> **MATERIALS PROVIDED**

━━━━━━━━━━

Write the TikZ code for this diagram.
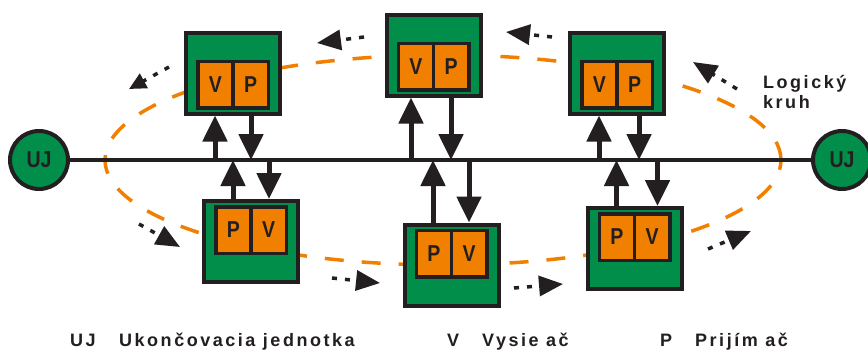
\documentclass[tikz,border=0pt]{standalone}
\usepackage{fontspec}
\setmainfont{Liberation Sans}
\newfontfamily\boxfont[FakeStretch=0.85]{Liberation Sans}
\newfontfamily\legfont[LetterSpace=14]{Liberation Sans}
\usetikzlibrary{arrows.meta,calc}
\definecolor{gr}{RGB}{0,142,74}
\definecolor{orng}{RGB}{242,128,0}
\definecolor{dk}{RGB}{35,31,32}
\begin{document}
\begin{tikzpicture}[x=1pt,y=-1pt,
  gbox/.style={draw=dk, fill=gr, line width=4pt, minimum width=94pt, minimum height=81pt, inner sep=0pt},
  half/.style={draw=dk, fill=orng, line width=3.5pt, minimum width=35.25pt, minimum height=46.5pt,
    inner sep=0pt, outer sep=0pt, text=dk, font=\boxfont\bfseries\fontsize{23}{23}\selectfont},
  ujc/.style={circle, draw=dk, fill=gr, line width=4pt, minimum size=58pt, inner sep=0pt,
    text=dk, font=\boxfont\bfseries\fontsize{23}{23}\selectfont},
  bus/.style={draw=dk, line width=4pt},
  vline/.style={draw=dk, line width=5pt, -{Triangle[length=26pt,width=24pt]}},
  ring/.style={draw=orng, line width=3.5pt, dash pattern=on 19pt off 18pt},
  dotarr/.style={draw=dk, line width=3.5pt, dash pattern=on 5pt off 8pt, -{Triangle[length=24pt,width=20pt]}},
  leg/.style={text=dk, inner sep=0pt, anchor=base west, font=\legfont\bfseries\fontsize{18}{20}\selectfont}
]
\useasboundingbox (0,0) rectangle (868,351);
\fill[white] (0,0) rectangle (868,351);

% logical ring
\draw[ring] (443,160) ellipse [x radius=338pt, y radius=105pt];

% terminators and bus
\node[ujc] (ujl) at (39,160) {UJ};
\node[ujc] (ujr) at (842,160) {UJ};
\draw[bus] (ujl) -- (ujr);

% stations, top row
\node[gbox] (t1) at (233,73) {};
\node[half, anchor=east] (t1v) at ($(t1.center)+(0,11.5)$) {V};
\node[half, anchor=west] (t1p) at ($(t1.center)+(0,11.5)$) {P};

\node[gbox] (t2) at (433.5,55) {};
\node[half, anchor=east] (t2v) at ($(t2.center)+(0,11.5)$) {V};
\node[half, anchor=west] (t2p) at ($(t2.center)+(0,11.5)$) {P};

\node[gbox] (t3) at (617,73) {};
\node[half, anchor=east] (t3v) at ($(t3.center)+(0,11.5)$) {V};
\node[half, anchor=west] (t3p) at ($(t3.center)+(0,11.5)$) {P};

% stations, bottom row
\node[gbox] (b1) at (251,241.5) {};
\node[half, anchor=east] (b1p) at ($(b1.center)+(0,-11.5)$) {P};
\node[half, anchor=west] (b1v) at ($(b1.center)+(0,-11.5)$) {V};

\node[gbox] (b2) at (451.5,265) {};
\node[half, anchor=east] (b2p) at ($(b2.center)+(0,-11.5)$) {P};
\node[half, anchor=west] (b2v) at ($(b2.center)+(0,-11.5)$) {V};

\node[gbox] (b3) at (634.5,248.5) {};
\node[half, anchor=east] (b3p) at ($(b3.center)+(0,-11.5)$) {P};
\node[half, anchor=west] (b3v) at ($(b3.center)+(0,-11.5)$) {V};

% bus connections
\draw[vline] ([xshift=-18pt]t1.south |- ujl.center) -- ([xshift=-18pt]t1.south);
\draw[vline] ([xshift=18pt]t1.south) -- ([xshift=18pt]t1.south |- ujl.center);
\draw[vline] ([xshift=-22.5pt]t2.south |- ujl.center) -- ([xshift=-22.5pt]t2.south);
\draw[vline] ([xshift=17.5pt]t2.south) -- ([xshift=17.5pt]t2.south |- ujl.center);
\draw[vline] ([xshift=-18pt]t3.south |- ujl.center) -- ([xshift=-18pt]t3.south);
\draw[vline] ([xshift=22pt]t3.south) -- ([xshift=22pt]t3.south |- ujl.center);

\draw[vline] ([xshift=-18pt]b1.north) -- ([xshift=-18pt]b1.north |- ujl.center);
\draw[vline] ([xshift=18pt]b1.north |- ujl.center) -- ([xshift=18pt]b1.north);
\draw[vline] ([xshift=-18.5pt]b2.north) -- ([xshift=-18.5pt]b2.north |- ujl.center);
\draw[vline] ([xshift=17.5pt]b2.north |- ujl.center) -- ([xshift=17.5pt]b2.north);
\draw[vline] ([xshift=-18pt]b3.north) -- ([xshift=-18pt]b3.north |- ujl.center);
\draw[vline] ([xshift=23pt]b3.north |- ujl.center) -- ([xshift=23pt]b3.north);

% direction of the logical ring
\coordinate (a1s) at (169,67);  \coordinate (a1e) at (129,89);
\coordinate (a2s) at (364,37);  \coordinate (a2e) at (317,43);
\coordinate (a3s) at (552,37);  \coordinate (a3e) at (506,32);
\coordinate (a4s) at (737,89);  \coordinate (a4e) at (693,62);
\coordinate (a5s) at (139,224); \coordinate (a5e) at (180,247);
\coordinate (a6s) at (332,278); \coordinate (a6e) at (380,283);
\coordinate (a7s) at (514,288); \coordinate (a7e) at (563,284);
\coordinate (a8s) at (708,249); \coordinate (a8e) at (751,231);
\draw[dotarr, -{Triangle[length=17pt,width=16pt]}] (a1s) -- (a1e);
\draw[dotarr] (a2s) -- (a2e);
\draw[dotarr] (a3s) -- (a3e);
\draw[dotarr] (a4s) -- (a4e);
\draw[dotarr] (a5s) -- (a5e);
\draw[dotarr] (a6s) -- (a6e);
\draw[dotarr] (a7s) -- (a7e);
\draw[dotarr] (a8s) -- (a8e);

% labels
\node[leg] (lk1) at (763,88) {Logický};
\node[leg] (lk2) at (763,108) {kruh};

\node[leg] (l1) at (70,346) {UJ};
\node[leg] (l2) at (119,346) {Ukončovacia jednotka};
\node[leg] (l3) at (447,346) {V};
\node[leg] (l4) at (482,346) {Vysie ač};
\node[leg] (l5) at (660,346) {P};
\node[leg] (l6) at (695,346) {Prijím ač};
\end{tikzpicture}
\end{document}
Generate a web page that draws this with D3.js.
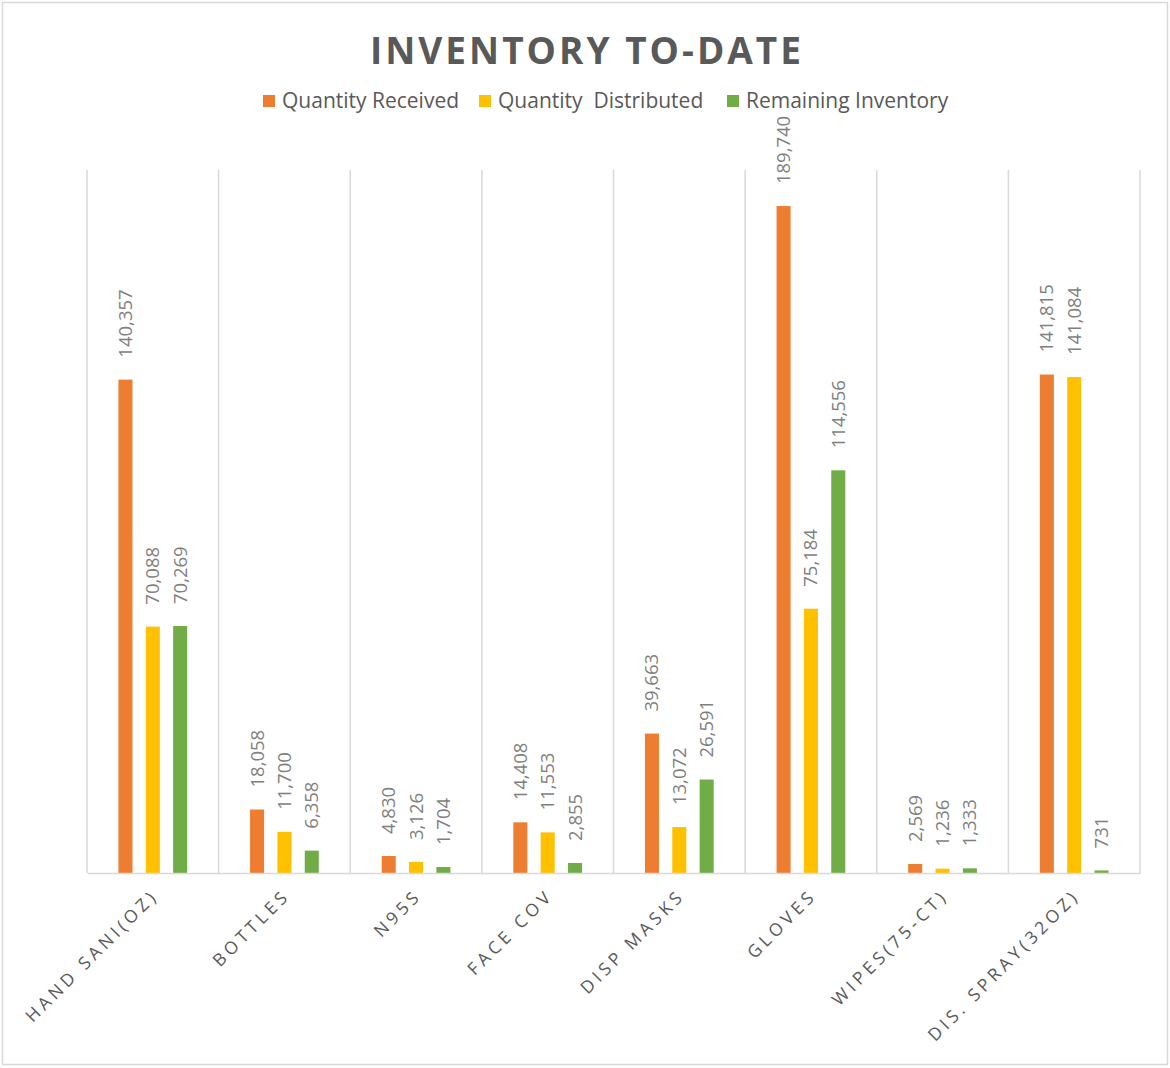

━━━━━━━━━━

> **PROBLEM**
Reproduce the material word for word. Any pictures should be left out of the copy.

> **WORKED ANSWER**
Write the TikZ code for this diagram.
\documentclass[tikz,border=0pt]{standalone}
\usepackage{fontspec}
\setmainfont{Liberation Sans}
\newfontfamily\boxfont[FakeStretch=0.85]{Liberation Sans}
\newfontfamily\legfont[LetterSpace=14]{Liberation Sans}
\usetikzlibrary{arrows.meta,calc}
\definecolor{gr}{RGB}{0,142,74}
\definecolor{orng}{RGB}{242,128,0}
\definecolor{dk}{RGB}{35,31,32}
\begin{document}
\begin{tikzpicture}[x=1pt,y=-1pt,
  gbox/.style={draw=dk, fill=gr, line width=4pt, minimum width=94pt, minimum height=81pt, inner sep=0pt},
  half/.style={draw=dk, fill=orng, line width=3.5pt, minimum width=35.25pt, minimum height=46.5pt,
    inner sep=0pt, outer sep=0pt, text=dk, font=\boxfont\bfseries\fontsize{23}{23}\selectfont},
  ujc/.style={circle, draw=dk, fill=gr, line width=4pt, minimum size=58pt, inner sep=0pt,
    text=dk, font=\boxfont\bfseries\fontsize{23}{23}\selectfont},
  bus/.style={draw=dk, line width=4pt},
  vline/.style={draw=dk, line width=5pt, -{Triangle[length=26pt,width=24pt]}},
  ring/.style={draw=orng, line width=3.5pt, dash pattern=on 19pt off 18pt},
  dotarr/.style={draw=dk, line width=3.5pt, dash pattern=on 5pt off 8pt, -{Triangle[length=24pt,width=20pt]}},
  leg/.style={text=dk, inner sep=0pt, anchor=base west, font=\legfont\bfseries\fontsize{18}{20}\selectfont}
]
\useasboundingbox (0,0) rectangle (868,351);
\fill[white] (0,0) rectangle (868,351);

% logical ring
\draw[ring] (443,160) ellipse [x radius=338pt, y radius=105pt];

% terminators and bus
\node[ujc] (ujl) at (39,160) {UJ};
\node[ujc] (ujr) at (842,160) {UJ};
\draw[bus] (ujl) -- (ujr);

% stations, top row
\node[gbox] (t1) at (233,73) {};
\node[half, anchor=east] (t1v) at ($(t1.center)+(0,11.5)$) {V};
\node[half, anchor=west] (t1p) at ($(t1.center)+(0,11.5)$) {P};

\node[gbox] (t2) at (433.5,55) {};
\node[half, anchor=east] (t2v) at ($(t2.center)+(0,11.5)$) {V};
\node[half, anchor=west] (t2p) at ($(t2.center)+(0,11.5)$) {P};

\node[gbox] (t3) at (617,73) {};
\node[half, anchor=east] (t3v) at ($(t3.center)+(0,11.5)$) {V};
\node[half, anchor=west] (t3p) at ($(t3.center)+(0,11.5)$) {P};

% stations, bottom row
\node[gbox] (b1) at (251,241.5) {};
\node[half, anchor=east] (b1p) at ($(b1.center)+(0,-11.5)$) {P};
\node[half, anchor=west] (b1v) at ($(b1.center)+(0,-11.5)$) {V};

\node[gbox] (b2) at (451.5,265) {};
\node[half, anchor=east] (b2p) at ($(b2.center)+(0,-11.5)$) {P};
\node[half, anchor=west] (b2v) at ($(b2.center)+(0,-11.5)$) {V};

\node[gbox] (b3) at (634.5,248.5) {};
\node[half, anchor=east] (b3p) at ($(b3.center)+(0,-11.5)$) {P};
\node[half, anchor=west] (b3v) at ($(b3.center)+(0,-11.5)$) {V};

% bus connections
\draw[vline] ([xshift=-18pt]t1.south |- ujl.center) -- ([xshift=-18pt]t1.south);
\draw[vline] ([xshift=18pt]t1.south) -- ([xshift=18pt]t1.south |- ujl.center);
\draw[vline] ([xshift=-22.5pt]t2.south |- ujl.center) -- ([xshift=-22.5pt]t2.south);
\draw[vline] ([xshift=17.5pt]t2.south) -- ([xshift=17.5pt]t2.south |- ujl.center);
\draw[vline] ([xshift=-18pt]t3.south |- ujl.center) -- ([xshift=-18pt]t3.south);
\draw[vline] ([xshift=22pt]t3.south) -- ([xshift=22pt]t3.south |- ujl.center);

\draw[vline] ([xshift=-18pt]b1.north) -- ([xshift=-18pt]b1.north |- ujl.center);
\draw[vline] ([xshift=18pt]b1.north |- ujl.center) -- ([xshift=18pt]b1.north);
\draw[vline] ([xshift=-18.5pt]b2.north) -- ([xshift=-18.5pt]b2.north |- ujl.center);
\draw[vline] ([xshift=17.5pt]b2.north |- ujl.center) -- ([xshift=17.5pt]b2.north);
\draw[vline] ([xshift=-18pt]b3.north) -- ([xshift=-18pt]b3.north |- ujl.center);
\draw[vline] ([xshift=23pt]b3.north |- ujl.center) -- ([xshift=23pt]b3.north);

% direction of the logical ring
\coordinate (a1s) at (169,67);  \coordinate (a1e) at (129,89);
\coordinate (a2s) at (364,37);  \coordinate (a2e) at (317,43);
\coordinate (a3s) at (552,37);  \coordinate (a3e) at (506,32);
\coordinate (a4s) at (737,89);  \coordinate (a4e) at (693,62);
\coordinate (a5s) at (139,224); \coordinate (a5e) at (180,247);
\coordinate (a6s) at (332,278); \coordinate (a6e) at (380,283);
\coordinate (a7s) at (514,288); \coordinate (a7e) at (563,284);
\coordinate (a8s) at (708,249); \coordinate (a8e) at (751,231);
\draw[dotarr, -{Triangle[length=17pt,width=16pt]}] (a1s) -- (a1e);
\draw[dotarr] (a2s) -- (a2e);
\draw[dotarr] (a3s) -- (a3e);
\draw[dotarr] (a4s) -- (a4e);
\draw[dotarr] (a5s) -- (a5e);
\draw[dotarr] (a6s) -- (a6e);
\draw[dotarr] (a7s) -- (a7e);
\draw[dotarr] (a8s) -- (a8e);

% labels
\node[leg] (lk1) at (763,88) {Logický};
\node[leg] (lk2) at (763,108) {kruh};

\node[leg] (l1) at (70,346) {UJ};
\node[leg] (l2) at (119,346) {Ukončovacia jednotka};
\node[leg] (l3) at (447,346) {V};
\node[leg] (l4) at (482,346) {Vysie ač};
\node[leg] (l5) at (660,346) {P};
\node[leg] (l6) at (695,346) {Prijím ač};
\end{tikzpicture}
\end{document}
Generate a web page that draws this with D3.js.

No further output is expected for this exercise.